June 26 was the 50th anniversary of a UN report which clearly concluded that the North had invaded the South, thereby making the quick collective effort possible.

How was it that the UN responded so quickly? It is a question that naturally arises 50 years later, as the UN too often takes its own sweet bureaucratic time responding to diverse crises which require peace-keeping or peace-enforcing forces.

One reason was that the Soviet Union was then boycotting the UN Security Council. Moscow's boycott was a protest against the fact that the recently-proclaimed Peoples Republic had not been immediately seated as the representative of China.

The Soviet boycott meant that all the speedy UN resolutions first condemning and then ordering North Korea to vacate its aggression, and then calling upon members of the UN to send forces to resist the invasion, were not vetoed.

Equally important, why was it that the UN was not taken in by the communist claim that South Korea had attacked first? Why did the UN so quickly recognize that the North had invaded the South, rather than the other way around, as communist propaganda, then as now, insisted?

After the US and the Soviet Union both withdrew their forces from Korea in the late 1940s, the UN had earlier been given the impossible task of organizing free elections throughout Korea. Already the UN Commission for Korea (UNCOK) was on the ground in Korea, having only been allowed to help organize elections in the South.

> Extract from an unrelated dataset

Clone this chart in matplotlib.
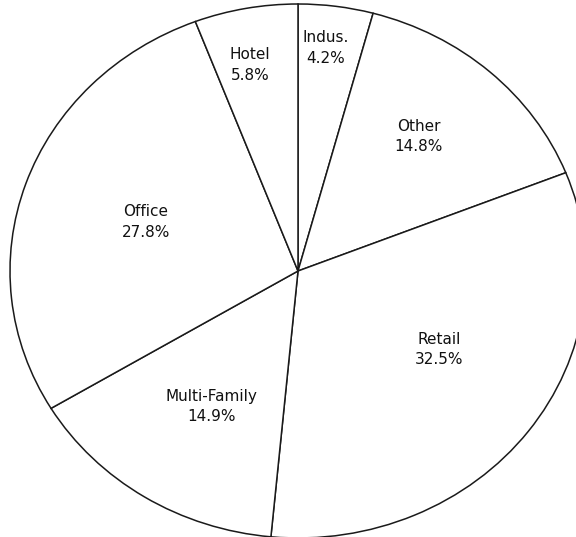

So on June 26, 24 hours after the war started, an UNCOK report arrived in New York for the then UN Secretary General Trygve Lie, stating that North Korea was carrying out "a well-planned, concerted and full scale invasion of South Korea" when "South Korean forces were deployed on a wholly defensive basis in all sectors, and were completely taken by surprise".

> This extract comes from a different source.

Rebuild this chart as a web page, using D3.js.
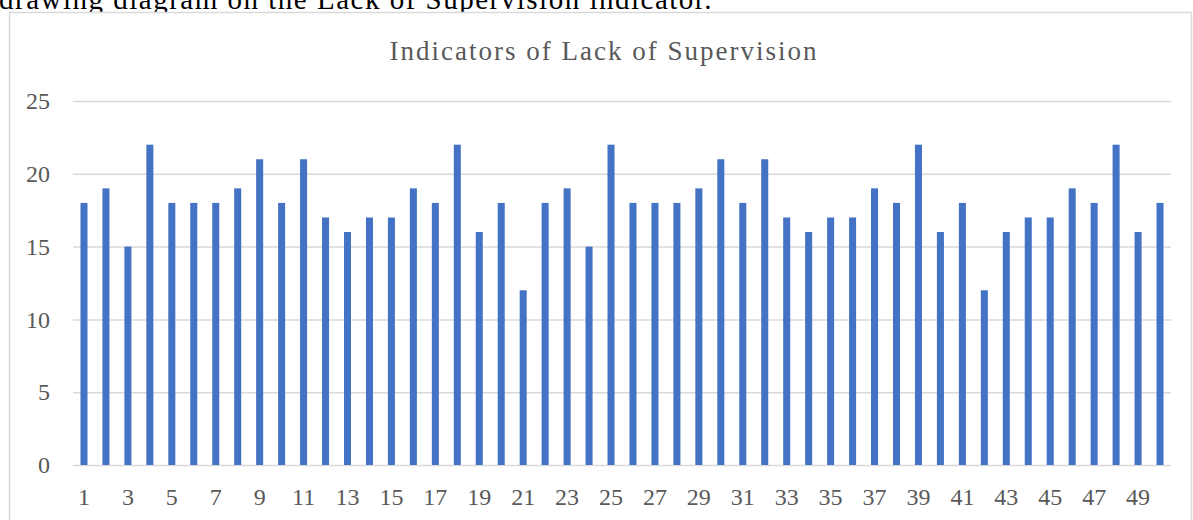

Lie's reaction was devastating in its simplicity. "This is a violation of the UN Charter," he said.

Veteran Australian journalist and Asia watcher Denis Warner recently revealed why UNCOK itself was not taken by surprise in a fascinating article in the International Herald Tribune. Two Australian officers, who had been seconded to UNCOK, Maj. Stuart Peach and Squadron Leader Ron Rankin, had been sent to the 38th parallel to observe the tension and the exchanges of fire between North and South Korea.

On June 24, the day before the North Korean attack, they had submitted their first report to UNCOK. In a nutshell, it said the South Korean forces were wholly on the defensive with no massing visible anywhere. The South Koreans were in no position to carry out a large scale attack against the North.

The North Koreans granted no access to the UN observers who could still observe that the North Korean forces were not only massing at some points -- they already occupied salients south of the border.

One salient had only recently been occupied by the North. The South was not making any moves to eject the North from the salients it occupied. The South did not have the armor, the air support or the heavy artillery with which it might have invaded the North -- whereas the North already possessed all three.

The report clearly indicated who was invading whom. Twenty one nations quickly responded to the UN call for forces to halt the North Korean advance. As Warner so aptly concludes, without the UNCOK Peach and Rankin report, the UN response inevitably would have been much slower. The North Koreans would probably then have won the war.